Minus her blindfold, Justice makes a tight fist;
the scales set aside in a rush of white rage.
Have we entered a new age?
Or traveled back to a time people missed

when they saw Twelve Years a Slave?
Forget about the news, minstrelsy’s the new rave.

Outhouse Blues # 3

Once speech fell into a tight orbit around pith,
the people lost all interest in the sky. Not
right away, slowly, their attention water
leaking from a tiny crack in a cup. And when
words entered rooms once locked and forgotten,

when a vocabulary of damage danced
on the tongue, sugar laced with a toxin brighter
than desert sunlight, some believed they’d come home
from a war mangled by a cease fire imposed on
combatants in love with their Kalishnakovs,

anxious they would miss their chance to make each round
proof necessary words always hit the mark.


Herman-BeaversHerman Beavers is Professor of English and Africana Studies at the University of Pennsylvania.
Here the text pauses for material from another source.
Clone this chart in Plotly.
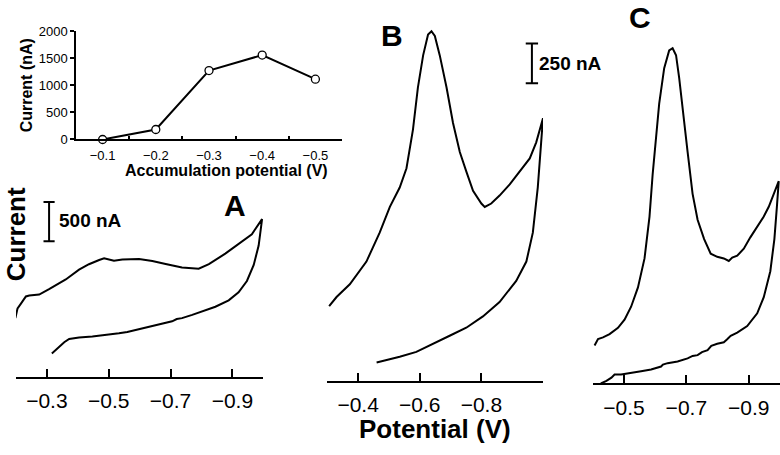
import plotly.graph_objects as go

FONT = "Liberation Sans, Arial, sans-serif"

# ---- inset: peak current vs accumulation potential ----
inset_potential = [-0.1, -0.2, -0.3, -0.4, -0.5]
inset_current = [0, 184, 1273, 1559, 1113]

# ---- panel A (potential V, current nA) ----
a_fwd_v = [-0.198, -0.205, -0.216, -0.232, -0.243, -0.275, -0.307, -0.361, -0.404, -0.436, -0.469,
           -0.485, -0.517, -0.544, -0.598, -0.641, -0.684, -0.737, -0.791, -0.824, -0.877, -0.920,
           -0.963, -0.996]
a_fwd_i = [751, 875, 936, 1027, 1040, 1052, 1121, 1244, 1368, 1438, 1491,
           1512, 1483, 1499, 1503, 1478, 1441, 1397, 1380, 1438, 1573, 1696,
           1820, 2013]
a_rev_v = [-0.985, -0.969, -0.947, -0.920, -0.888, -0.845, -0.802, -0.790, -0.770, -0.737, -0.720,
           -0.705, -0.662, -0.640, -0.619, -0.576, -0.560, -0.533, -0.490, -0.447, -0.404, -0.372,
           -0.356, -0.340, -0.316]
a_rev_i = [1676, 1429, 1224, 1080, 978, 896, 834, 820, 793, 751, 740,
           711, 670, 655, 628, 588, 575, 559, 535, 517, 505, 485,
           444, 382, 300]

# ---- panel B ----
b_fwd_v = [-0.306, -0.330, -0.373, -0.427, -0.470, -0.503, -0.535, -0.557, -0.578, -0.594, -0.611,
           -0.627, -0.638, -0.649, -0.665, -0.687, -0.708, -0.730, -0.751, -0.773, -0.800, -0.811,
           -0.832, -0.859, -0.892, -0.924, -0.957, -0.978, -1.000]
b_fwd_i = [468, 525, 605, 747, 928, 1089, 1210, 1331, 1573, 1836, 2037,
           2168, 2188, 2158, 2037, 1836, 1614, 1432, 1311, 1190, 1110, 1089,
           1110, 1160, 1230, 1311, 1392, 1493, 1644]
b_rev_v = [-0.994, -0.983, -0.967, -0.946, -0.913, -0.859, -0.805, -0.751, -0.697, -0.643, -0.589,
           -0.535, -0.492, -0.460]
b_rev_i = [1493, 1210, 928, 747, 626, 494, 404, 333, 283, 232, 182,
           151, 131, 115]

# ---- panel C ----
c_fwd_v = [-0.406, -0.417, -0.433, -0.454, -0.481, -0.502, -0.523, -0.545, -0.566, -0.582, -0.592,
           -0.603, -0.613, -0.629, -0.645, -0.656, -0.667, -0.677, -0.688, -0.704, -0.720, -0.736,
           -0.757, -0.778, -0.799, -0.820, -0.836, -0.847, -0.863, -0.884, -0.905, -0.927, -0.948,
           -0.964, -0.980, -0.996]
c_fwd_i = [238, 278, 288, 309, 348, 399, 480, 601, 782, 1044, 1307,
           1549, 1750, 1972, 2083, 2097, 2053, 1912, 1710, 1448, 1186, 1024,
           903, 812, 792, 782, 766, 787, 799, 843, 914, 984, 1044,
           1105, 1186, 1266]
c_rev_v = [-0.990, -0.982, -0.969, -0.948, -0.927, -0.895, -0.863, -0.842, -0.830, -0.820, -0.799,
           -0.780, -0.768, -0.750, -0.736, -0.720, -0.704, -0.672, -0.640, -0.625, -0.619, -0.587,
           -0.555, -0.523, -0.491, -0.470, -0.460, -0.444, -0.426]
c_rev_i = [1105, 903, 702, 540, 439, 359, 318, 298, 275, 258, 248,
           235, 208, 196, 177, 172, 157, 137, 127, 118, 106, 87,
           76, 67, 56, 56, 36, 16, 0]

# tick labels
a_ticks = [-0.3, -0.5, -0.7, -0.9]
b_ticks = [-0.4, -0.6, -0.8]
c_ticks = [-0.5, -0.7, -0.9]
inset_xticks = [-0.1, -0.2, -0.3, -0.4, -0.5]
inset_yticks = [0, 500, 1000, 1500, 2000]

scale_a_nA = 500
scale_b_nA = 250

LINE = dict(color="black", width=2)

fig = go.Figure()
fig.add_trace(go.Scatter(x=inset_potential, y=inset_current, mode="lines+markers",
                         line=dict(color="black", width=2),
                         marker=dict(symbol="circle", size=8, color="white",
                                     line=dict(color="black", width=1.3)),
                         xaxis="x", yaxis="y", cliponaxis=False))
fig.add_trace(go.Scatter(x=a_fwd_v + a_rev_v, y=a_fwd_i + a_rev_i, mode="lines", line=LINE,
                         xaxis="x2", yaxis="y2", cliponaxis=False))
fig.add_trace(go.Scatter(x=b_fwd_v + b_rev_v, y=b_fwd_i + b_rev_i, mode="lines", line=LINE,
                         xaxis="x3", yaxis="y3", cliponaxis=False))
fig.add_trace(go.Scatter(x=c_fwd_v + c_rev_v, y=c_fwd_i + c_rev_i, mode="lines", line=LINE,
                         xaxis="x4", yaxis="y4", cliponaxis=False))

W, H = 780, 455
def px(x): return x / W
def py(y): return 1 - y / H

tickfont_main = dict(family=FONT, size=21, color="black")

def main_x(domain, rng, ticks, anchor):
    return dict(domain=domain, range=rng, anchor=anchor, showline=True, linecolor="black",
                linewidth=2, ticks="inside", ticklen=8, tickwidth=2, tickcolor="black",
                tickvals=ticks, ticktext=[f"\u2212{abs(t):.1f}" for t in ticks],
                tickfont=tickfont_main, showgrid=False, zeroline=False, ticklabelstandoff=4)

def main_y(domain, rng, anchor):
    return dict(domain=domain, range=rng, anchor=anchor, visible=False, showgrid=False,
                zeroline=False)

fig.update_layout(
    width=W, height=H, margin=dict(l=0, r=0, t=0, b=0),
    paper_bgcolor="white", plot_bgcolor="rgba(0,0,0,0)", showlegend=False,
    xaxis=dict(domain=[px(76), px(342)], range=[-0.05, -0.55], anchor="y",
               showline=True, linecolor="black", linewidth=1.5, ticks="",
               tickvals=inset_xticks, ticktext=[f"\u2212{abs(t):.1f}" for t in inset_xticks],
               tickfont=dict(family=FONT, size=13, color="black"), showgrid=False, zeroline=False,
               ticklabelstandoff=3,
               minor=dict(tickvals=[-0.15, -0.25, -0.35, -0.45], ticks="inside", ticklen=4,
                          tickwidth=1.5, tickcolor="black")),
    yaxis=dict(domain=[py(137), py(25)], range=[0, 2000], anchor="x",
               showline=True, linecolor="black", linewidth=1.5, ticks="outside", ticklen=4,
               tickwidth=1.5, tickcolor="black", tickvals=inset_yticks,
               tickfont=dict(family=FONT, size=13, color="black"), showgrid=False, zeroline=False),
    xaxis2=main_x([px(16), px(263.3)], [-0.2, -1.0], a_ticks, "y2"),
    yaxis2=main_y([py(382.7), py(190)], [0, 2374], "x2"),
    xaxis3=main_x([px(327.3), px(543)], [-0.3, -1.0], b_ticks, "y3"),
    yaxis3=main_y([py(386.7), py(15)], [0, 2249], "x3"),
    xaxis4=main_x([px(592.7), px(780)], [-0.4, -1.0], c_ticks, "y4"),
    yaxis4=main_y([py(389.3), py(15)], [0, 2264], "x4"),
)

# scale bars (drawn in data units of their panel)
def scale_bar(xref, yref, xv, y0, length, half):
    return [
        dict(type="line", xref=xref, yref=yref, x0=xv, x1=xv, y0=y0, y1=y0 + length,
             line=dict(color="black", width=2)),
        dict(type="line", xref=xref, yref=yref, x0=xv - half, x1=xv + half, y0=y0, y1=y0,
             line=dict(color="black", width=2)),
        dict(type="line", xref=xref, yref=yref, x0=xv - half, x1=xv + half, y0=y0 + length,
             y1=y0 + length, line=dict(color="black", width=2)),
    ]

shapes = scale_bar("x2", "y2", -0.307, 1730, scale_a_nA, 0.018)
shapes += scale_bar("x3", "y3", -0.964, 1862, scale_b_nA, 0.02)
fig.update_layout(shapes=shapes)

bold = lambda s: dict(family=FONT, size=s, color="black")
ann = [
    dict(text="<b>500 nA</b>", x=px(57), y=py(221), xanchor="left", yanchor="middle", font=bold(19)),
    dict(text="<b>250 nA</b>", x=px(537), y=py(58), xanchor="left", yanchor="middle", font=bold(19)),
    dict(text="<b>A</b>", x=px(235), y=py(205), xanchor="center", yanchor="middle", font=bold(30)),
    dict(text="<b>B</b>", x=px(392), y=py(29), xanchor="center", yanchor="middle", font=bold(30)),
    dict(text="<b>C</b>", x=px(640), y=py(11), xanchor="center", yanchor="middle", font=bold(30)),
    dict(text="<b>Current</b>", x=px(16), y=py(235), xanchor="center", yanchor="middle",
         textangle=-90, font=bold(26)),
    dict(text="<b>Potential (V)</b>", x=px(435), y=py(436), xanchor="center", yanchor="middle",
         font=bold(26)),
    dict(text="<b>Current (nA)</b>", x=px(26), y=py(81), xanchor="center", yanchor="middle",
         textangle=-90, font=bold(16)),
    dict(text="<b>Accumulation potential (V)</b>", x=px(226), y=py(169), xanchor="center",
         yanchor="middle", font=bold(16)),
]
for a in ann:
    a.update(xref="paper", yref="paper", showarrow=False)
fig.update_layout(annotations=ann)

fig.write_html("out.html", config={"displayModeBar": False},
               post_script="document.body.style.margin='0';")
He teaches courses in 20th Century African American literature and poetry writing. Most recently, he has published essays on Charles Johnson, Toni Morrison, August Wilson, Richard Wright, and Ralph Ellison. His most recent poems have appeared in The Langston Hughes Colloquy, MELUS, Versadelphia, Cleaver Magazine, The American Arts Quarterly and been anthologized in The 2014 Anthology of Featured Poets and Obsession: Sestinas for the Twenty-First Century. His scholarly monograph, Geography and the Political Imaginary in the Novels of Toni Morrison is forthcoming from Palgrave McMillan in 2017 and his chapbook, Obsidian Blues is forthcoming from Agape Editions, as part of the Morning House Chapbook Series for 2017. He serves as an advisory editor for The African American Review, The Black Scholar, and Modern Fiction Studies.